During the course of the last day of finagling with the Agency big-wigs, Redford breaks every one of his own rules. He uses his Bahama Bungalow money to set up the escape for Pitt and his paramour (who is also in the prison and is the reason for the attempted break-in). This woman is in the Chinese prison due to Redford’s own counter-intelligence efforts (she is sort of an anti-American terrorist sympathizer). So with one fell swoop that includes his safe money, his career reputation, perhaps his freedom (since what he is doing is presumably illegal) and the resources of the U.S. Government that he has learned how to commandeer, Redford puts in motion the operation under the moniker “Dinner Out”, which is a name used by Pitt in the bad old Beirut days to buy Redford a special birthday gift.

At one point during Pitt’s training in Berlin, when Redford reads Pitt the Riot Act about his rules of engagement, Pitt protests that these “assets” are people and they needed to be treated like people. This is what sets Redford off on his lessons, but not before he explains to Pitt that “this is the job” and that it’s a damn important job at that. He tells Pitt that if he doesn’t do it they will simply get someone who will. Life is not fair. The needs of the “Army” will be served, and “Life’s a Bitch and Then You Die.” This is what makes the end of the movie with Redford escaping Langley’s guarded gate in the nick of time, so special. It has an air of Legends of the Fall (another Pitt classic) when Aiden Quinn argues to the Universe that he (Pitt) broke all the rules and yet they all still loved him best. We all end the movie loving Redford, just like we all ended loving Liam Neisen’s Mark Felt character, as much or more for their willingness the break the rules for the right reason as because they were the hero of the respective story.

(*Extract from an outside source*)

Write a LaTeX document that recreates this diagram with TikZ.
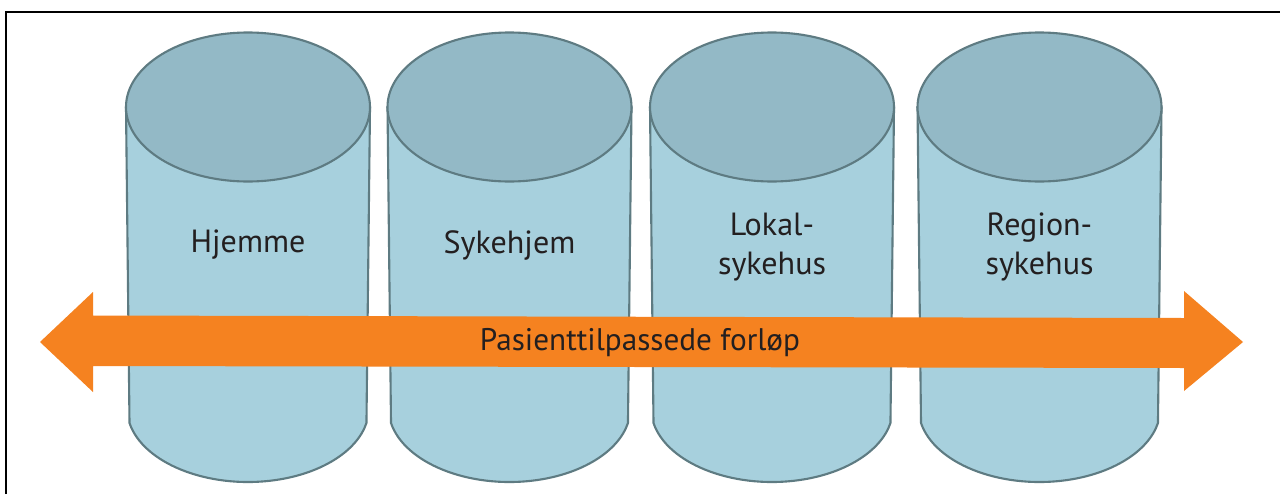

This is the job. When I changed paths after college and went into banking instead of international development work, like I had trained to do, I asked my mother, who had spent her forty year career in international development, if she was disappointed in me. She said she was not because the only way the world would change for the better was if people of conscience chose to go to work in areas like banking which were prone to insensitive rule-following. This is the job. It’s important that it be done and done right and you can correct for the failings inherent in the job later on. As I head off into my next chapter, I need to remember that. I have always believed in just doing the job, but I try never to forget the demands of the Universe after the job is done.